Records with drawing code:
************
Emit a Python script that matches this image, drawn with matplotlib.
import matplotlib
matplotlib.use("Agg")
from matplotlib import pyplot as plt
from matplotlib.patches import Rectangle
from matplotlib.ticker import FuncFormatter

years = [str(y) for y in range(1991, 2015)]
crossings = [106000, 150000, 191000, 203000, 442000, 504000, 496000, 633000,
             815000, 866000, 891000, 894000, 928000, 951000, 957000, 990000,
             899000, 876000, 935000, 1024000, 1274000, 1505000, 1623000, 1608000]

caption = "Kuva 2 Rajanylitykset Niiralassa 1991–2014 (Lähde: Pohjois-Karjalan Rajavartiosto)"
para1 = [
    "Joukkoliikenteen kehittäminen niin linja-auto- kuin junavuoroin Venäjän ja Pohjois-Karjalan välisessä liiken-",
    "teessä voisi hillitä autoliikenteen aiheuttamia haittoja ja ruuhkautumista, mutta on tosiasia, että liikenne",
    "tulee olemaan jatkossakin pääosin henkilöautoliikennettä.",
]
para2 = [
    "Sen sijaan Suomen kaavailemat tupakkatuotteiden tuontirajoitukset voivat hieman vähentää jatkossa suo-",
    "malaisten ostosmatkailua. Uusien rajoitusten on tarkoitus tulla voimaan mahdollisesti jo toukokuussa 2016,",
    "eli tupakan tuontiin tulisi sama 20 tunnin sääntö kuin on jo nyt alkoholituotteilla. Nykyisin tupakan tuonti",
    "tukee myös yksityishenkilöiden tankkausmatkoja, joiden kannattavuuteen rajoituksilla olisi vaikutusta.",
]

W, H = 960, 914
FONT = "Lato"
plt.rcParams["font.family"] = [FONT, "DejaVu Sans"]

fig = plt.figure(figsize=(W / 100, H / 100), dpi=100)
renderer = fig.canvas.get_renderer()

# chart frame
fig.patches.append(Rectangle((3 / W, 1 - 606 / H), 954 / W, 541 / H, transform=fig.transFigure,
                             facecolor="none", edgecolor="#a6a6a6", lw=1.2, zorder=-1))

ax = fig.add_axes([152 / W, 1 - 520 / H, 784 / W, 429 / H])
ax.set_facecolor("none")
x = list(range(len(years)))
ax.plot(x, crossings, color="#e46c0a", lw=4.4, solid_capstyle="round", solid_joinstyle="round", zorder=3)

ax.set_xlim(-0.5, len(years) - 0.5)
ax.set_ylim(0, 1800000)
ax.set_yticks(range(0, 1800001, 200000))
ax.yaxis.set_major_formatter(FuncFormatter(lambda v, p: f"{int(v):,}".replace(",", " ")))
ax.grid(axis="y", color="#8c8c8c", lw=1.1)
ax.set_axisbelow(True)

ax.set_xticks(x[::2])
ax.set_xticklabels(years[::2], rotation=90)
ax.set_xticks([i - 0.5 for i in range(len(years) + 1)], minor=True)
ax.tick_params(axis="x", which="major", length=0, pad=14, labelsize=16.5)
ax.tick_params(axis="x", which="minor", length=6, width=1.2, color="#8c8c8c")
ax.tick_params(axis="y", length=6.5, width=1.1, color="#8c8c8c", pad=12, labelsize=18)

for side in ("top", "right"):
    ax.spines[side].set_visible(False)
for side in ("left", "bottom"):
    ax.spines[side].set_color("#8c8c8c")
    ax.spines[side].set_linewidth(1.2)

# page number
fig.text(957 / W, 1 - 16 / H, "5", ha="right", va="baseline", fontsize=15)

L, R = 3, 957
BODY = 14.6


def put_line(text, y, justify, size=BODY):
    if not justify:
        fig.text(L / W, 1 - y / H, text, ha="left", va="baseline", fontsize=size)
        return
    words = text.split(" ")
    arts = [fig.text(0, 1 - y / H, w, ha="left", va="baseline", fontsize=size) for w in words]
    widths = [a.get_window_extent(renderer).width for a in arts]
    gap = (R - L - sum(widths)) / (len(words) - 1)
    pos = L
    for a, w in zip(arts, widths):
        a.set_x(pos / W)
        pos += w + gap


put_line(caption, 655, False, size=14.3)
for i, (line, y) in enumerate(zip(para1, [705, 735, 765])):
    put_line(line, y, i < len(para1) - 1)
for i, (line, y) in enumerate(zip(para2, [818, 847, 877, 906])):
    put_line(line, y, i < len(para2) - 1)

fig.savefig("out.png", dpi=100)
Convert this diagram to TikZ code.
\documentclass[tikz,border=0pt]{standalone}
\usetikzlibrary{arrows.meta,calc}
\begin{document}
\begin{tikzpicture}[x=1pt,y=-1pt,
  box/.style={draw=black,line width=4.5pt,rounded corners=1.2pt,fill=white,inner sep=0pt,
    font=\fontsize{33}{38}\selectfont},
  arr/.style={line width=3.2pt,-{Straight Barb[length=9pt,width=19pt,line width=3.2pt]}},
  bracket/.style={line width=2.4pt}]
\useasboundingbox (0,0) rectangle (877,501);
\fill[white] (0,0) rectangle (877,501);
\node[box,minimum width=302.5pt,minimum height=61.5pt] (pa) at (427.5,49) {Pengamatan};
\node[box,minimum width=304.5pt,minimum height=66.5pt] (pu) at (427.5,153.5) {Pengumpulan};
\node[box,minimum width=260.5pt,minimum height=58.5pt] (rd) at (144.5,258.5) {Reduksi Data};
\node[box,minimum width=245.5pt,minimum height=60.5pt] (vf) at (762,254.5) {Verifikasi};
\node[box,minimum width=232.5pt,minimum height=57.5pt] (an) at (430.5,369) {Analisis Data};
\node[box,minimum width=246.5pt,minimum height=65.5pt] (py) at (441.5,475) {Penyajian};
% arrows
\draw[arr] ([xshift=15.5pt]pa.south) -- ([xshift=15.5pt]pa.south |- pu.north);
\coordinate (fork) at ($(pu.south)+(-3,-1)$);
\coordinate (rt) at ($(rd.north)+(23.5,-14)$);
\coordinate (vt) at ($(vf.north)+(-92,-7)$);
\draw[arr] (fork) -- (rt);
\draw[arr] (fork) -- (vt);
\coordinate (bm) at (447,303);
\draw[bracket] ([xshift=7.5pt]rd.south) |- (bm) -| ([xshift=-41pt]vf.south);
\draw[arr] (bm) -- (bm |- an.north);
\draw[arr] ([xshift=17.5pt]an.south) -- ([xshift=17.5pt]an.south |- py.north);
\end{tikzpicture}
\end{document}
************
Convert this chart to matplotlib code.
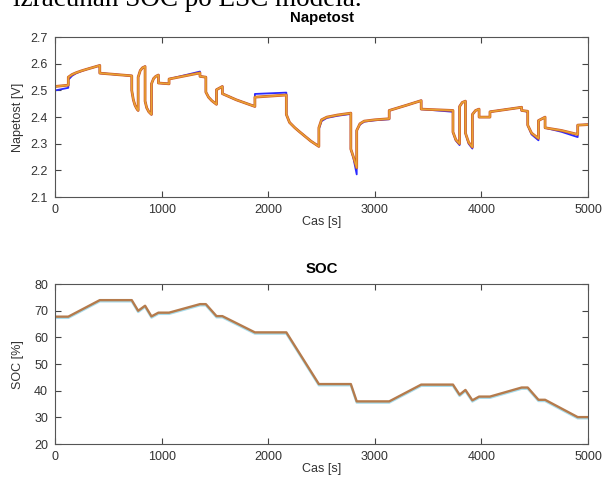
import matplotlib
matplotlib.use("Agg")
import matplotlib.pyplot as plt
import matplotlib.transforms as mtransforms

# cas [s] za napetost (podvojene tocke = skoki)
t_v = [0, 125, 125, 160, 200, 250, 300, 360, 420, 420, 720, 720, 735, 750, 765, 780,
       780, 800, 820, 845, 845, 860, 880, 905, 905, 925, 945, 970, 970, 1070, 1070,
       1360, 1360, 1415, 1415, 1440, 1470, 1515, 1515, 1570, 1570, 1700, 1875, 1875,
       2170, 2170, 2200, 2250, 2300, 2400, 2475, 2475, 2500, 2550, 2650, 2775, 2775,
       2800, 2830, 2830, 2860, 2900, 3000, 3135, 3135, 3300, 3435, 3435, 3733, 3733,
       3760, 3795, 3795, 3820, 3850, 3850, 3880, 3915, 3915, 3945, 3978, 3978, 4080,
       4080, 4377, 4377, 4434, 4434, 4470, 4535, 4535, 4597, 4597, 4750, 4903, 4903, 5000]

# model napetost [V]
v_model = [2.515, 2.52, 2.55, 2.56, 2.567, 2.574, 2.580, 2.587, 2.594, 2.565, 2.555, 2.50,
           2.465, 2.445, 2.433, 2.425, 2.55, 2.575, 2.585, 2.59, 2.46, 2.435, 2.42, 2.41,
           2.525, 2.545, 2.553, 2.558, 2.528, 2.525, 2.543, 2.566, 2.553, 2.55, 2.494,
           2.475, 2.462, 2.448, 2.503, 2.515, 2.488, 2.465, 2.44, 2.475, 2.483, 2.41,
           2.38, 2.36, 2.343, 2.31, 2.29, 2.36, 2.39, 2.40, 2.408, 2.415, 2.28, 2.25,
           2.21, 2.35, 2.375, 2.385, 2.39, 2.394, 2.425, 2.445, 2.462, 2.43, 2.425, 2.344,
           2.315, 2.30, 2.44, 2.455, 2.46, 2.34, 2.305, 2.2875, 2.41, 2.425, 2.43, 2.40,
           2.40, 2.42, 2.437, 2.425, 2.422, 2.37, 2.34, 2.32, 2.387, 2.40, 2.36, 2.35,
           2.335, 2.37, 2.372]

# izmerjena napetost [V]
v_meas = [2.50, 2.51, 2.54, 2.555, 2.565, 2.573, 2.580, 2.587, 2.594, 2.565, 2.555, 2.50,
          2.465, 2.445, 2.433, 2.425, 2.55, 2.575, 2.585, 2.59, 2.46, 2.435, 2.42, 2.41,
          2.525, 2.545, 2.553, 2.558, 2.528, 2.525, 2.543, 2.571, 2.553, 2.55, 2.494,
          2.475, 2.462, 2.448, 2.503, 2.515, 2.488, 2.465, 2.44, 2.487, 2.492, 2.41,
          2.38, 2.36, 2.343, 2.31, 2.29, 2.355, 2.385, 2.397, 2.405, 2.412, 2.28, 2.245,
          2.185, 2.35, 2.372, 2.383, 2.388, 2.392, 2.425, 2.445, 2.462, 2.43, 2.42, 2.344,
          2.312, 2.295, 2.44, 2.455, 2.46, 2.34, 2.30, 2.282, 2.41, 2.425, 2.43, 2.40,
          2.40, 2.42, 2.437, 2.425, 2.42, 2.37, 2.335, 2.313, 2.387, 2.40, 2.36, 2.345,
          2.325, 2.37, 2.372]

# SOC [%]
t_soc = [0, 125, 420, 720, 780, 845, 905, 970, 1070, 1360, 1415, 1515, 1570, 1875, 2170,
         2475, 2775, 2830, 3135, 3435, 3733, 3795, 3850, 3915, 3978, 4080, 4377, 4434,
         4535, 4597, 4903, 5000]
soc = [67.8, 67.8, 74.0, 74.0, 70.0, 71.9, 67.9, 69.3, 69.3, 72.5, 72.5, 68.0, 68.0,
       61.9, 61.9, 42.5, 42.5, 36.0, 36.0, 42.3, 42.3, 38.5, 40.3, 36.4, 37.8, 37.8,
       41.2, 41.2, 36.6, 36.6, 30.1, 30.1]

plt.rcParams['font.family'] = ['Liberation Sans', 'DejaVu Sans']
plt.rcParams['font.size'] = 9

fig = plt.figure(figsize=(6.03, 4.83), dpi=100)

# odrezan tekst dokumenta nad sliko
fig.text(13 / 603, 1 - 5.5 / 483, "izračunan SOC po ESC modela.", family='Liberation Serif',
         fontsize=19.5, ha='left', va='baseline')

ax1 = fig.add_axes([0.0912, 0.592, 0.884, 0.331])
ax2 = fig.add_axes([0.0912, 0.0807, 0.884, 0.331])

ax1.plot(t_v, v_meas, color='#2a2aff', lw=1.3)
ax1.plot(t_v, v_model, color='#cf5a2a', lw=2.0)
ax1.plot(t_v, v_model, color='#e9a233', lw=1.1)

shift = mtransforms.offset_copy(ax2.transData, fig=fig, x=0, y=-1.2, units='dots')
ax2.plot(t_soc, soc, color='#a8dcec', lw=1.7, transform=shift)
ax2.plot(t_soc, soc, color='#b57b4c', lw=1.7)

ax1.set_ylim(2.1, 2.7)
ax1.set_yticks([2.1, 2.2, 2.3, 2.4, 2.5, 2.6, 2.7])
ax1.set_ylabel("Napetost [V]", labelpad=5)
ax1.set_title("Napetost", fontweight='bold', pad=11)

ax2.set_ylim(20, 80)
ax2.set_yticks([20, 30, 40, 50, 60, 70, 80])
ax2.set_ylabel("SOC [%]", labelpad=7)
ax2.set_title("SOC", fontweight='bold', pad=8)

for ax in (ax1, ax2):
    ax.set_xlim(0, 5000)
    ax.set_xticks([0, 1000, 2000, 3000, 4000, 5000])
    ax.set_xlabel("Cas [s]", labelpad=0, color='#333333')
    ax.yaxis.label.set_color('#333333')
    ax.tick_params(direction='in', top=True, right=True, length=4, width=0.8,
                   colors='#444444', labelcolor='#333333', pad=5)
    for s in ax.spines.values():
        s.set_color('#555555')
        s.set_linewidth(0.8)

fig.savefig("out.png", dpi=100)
************
**THE EXERCISE**
Gather all lines from the listing above in which "chart" occurs.

**RIGHT ANSWER**
# chart frame
Convert this chart to matplotlib code.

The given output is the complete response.